The Guardian’s analysis of Tesco’s accounts over the past five years also shows that the company has paid an effective tax rate of just over 20% on the rest of its profits, at a time when the UK corporation tax rate is 30%.
· New company structures set up by Tesco to own stores that are being sold and leased back mean that 99.9% of the company that owns the stores could end up being held offshore. Tesco would be liable to pay UK tax on only the 0.1% of its profit on the sale of the stores held in the UK. Tesco’s first two property deals, worth about £1bn, have used this structure and will avoid tax on £500m of profits.
· Although its accounts for the past five years report an average rate of corporation tax of 29%, the actual rate of tax Tesco paid, according to its cash flow statement, is closer to 20%. This is on profits separate from the property deals.

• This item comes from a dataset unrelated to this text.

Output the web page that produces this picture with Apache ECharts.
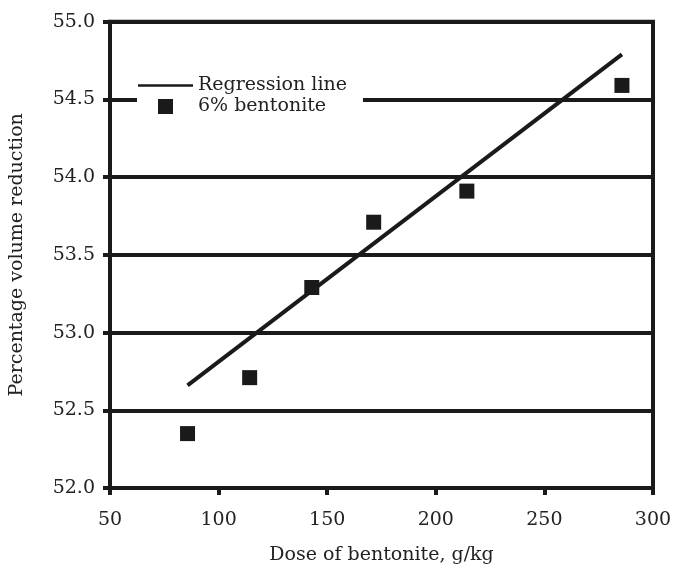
<!DOCTYPE html>
<html>
<head>
<meta charset="utf-8">
<script src="https://cdn.jsdelivr.net/npm/echarts@6/dist/echarts.min.js"></script>
<style>html,body{margin:0;padding:0;background:#fff}#c{width:675px;height:571px}</style>
</head>
<body>
<div id="c"></div>
<script>
const doses = [85.7, 114.3, 142.9, 171.4, 214.3, 285.7];
const reduction = [52.35, 52.71, 53.29, 53.71, 53.91, 54.59];
const regX = [85.7, 285.7];
const regY = [52.66, 54.79];
const xTicks = [50, 100, 150, 200, 250, 300];
const yTicks = [52.0, 52.5, 53.0, 53.5, 54.0, 54.5, 55.0];

const ink = '#1a1a1a';
const txt = '#222';
const font = 'DejaVu Serif';
const fs = 19;

const chart = echarts.init(document.getElementById('c'), null, {renderer: 'canvas'});
chart.setOption({
  animation: false,
  backgroundColor: '#fff',
  textStyle: {fontFamily: font, color: txt},
  grid: {left: 107.5, right: 22, top: 21.7, bottom: 83, show: true, borderWidth: 4, borderColor: ink, backgroundColor: 'transparent'},
  legend: {
    left: 137, top: 70,
    orient: 'vertical',
    backgroundColor: '#fff',
    padding: [5, 16, 5, 1],
    itemWidth: 55, itemHeight: 15, itemGap: 0,
    symbolKeepAspect: true,
    textStyle: {fontFamily: font, fontSize: fs, color: txt, lineHeight: 21},
    data: [
      {name: 'Regression line', icon: 'path://M0,0 L54,0 L54,2.5 L0,2.5 Z', itemStyle: {color: ink}},
      {name: '6% bentonite', icon: 'path://M0,0 L1,0 L1,1 L0,1 Z', itemStyle: {color: ink}}
    ]
  },
  xAxis: {
    type: 'value', min: xTicks[0], max: xTicks[xTicks.length - 1], interval: 50,
    name: 'Dose of bentonite, g/kg', nameLocation: 'middle', nameGap: 58,
    nameTextStyle: {fontFamily: font, fontSize: fs, color: txt},
    axisLine: {show: true, lineStyle: {color: ink, width: 4}},
    axisTick: {show: true, length: 7, lineStyle: {color: ink, width: 4}},
    axisLabel: {margin: 23, fontFamily: font, fontSize: fs, color: txt},
    splitLine: {show: false}
  },
  yAxis: {
    type: 'value', min: yTicks[0], max: yTicks[yTicks.length - 1], interval: 0.5,
    name: 'Percentage volume reduction', nameLocation: 'middle', nameGap: 83,
    nameTextStyle: {fontFamily: font, fontSize: fs, color: txt},
    axisLine: {show: true, lineStyle: {color: ink, width: 4}},
    axisTick: {show: true, length: 7, lineStyle: {color: ink, width: 4}},
    axisLabel: {margin: 15, fontFamily: font, fontSize: fs, color: txt, formatter: v => v.toFixed(1)},
    splitLine: {show: true, lineStyle: {color: ink, width: 4}}
  },
  series: [
    {
      name: 'Regression line', type: 'line', showSymbol: false, symbol: 'none',
      data: regX.map((x, i) => [x, regY[i]]),
      lineStyle: {color: ink, width: 4}, itemStyle: {color: ink}, z: 3
    },
    {
      name: '6% bentonite', type: 'scatter', symbol: 'rect', symbolSize: 15,
      data: doses.map((x, i) => [x, reduction[i]]),
      itemStyle: {color: ink, opacity: 1}, z: 4
    }
  ]
});
</script>
</body>
</html>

UK corporation tax is 30%.
· Tesco has sold its 37 stores in the first two sale and leaseback deals at twice the book value that is included in its accounts, making a profit of about £500m on the £1bn of stores sold. If it achieves the same rate of return on all its disposals as expected, its share of profits from property sales would come to about £3bn. The UK corporation tax due on this would be as high as £1bn, but the retailer could avoid paying this because of its offshore structure.
· A string of other company structures leading to the Cayman Islands have been set up and more of Tesco’s properties have already been transferred to them so that they could be quickly activated for the next tranche of store sales.
So weirdly if you went shoplifting in one of their stores and absolutely crammed your coat with stuff you’d still be nothing like the thief that the shop around you is. Not that I’m suggesting you go shoplifting in Tescos, after all why mix with such lowlife corporate crooks?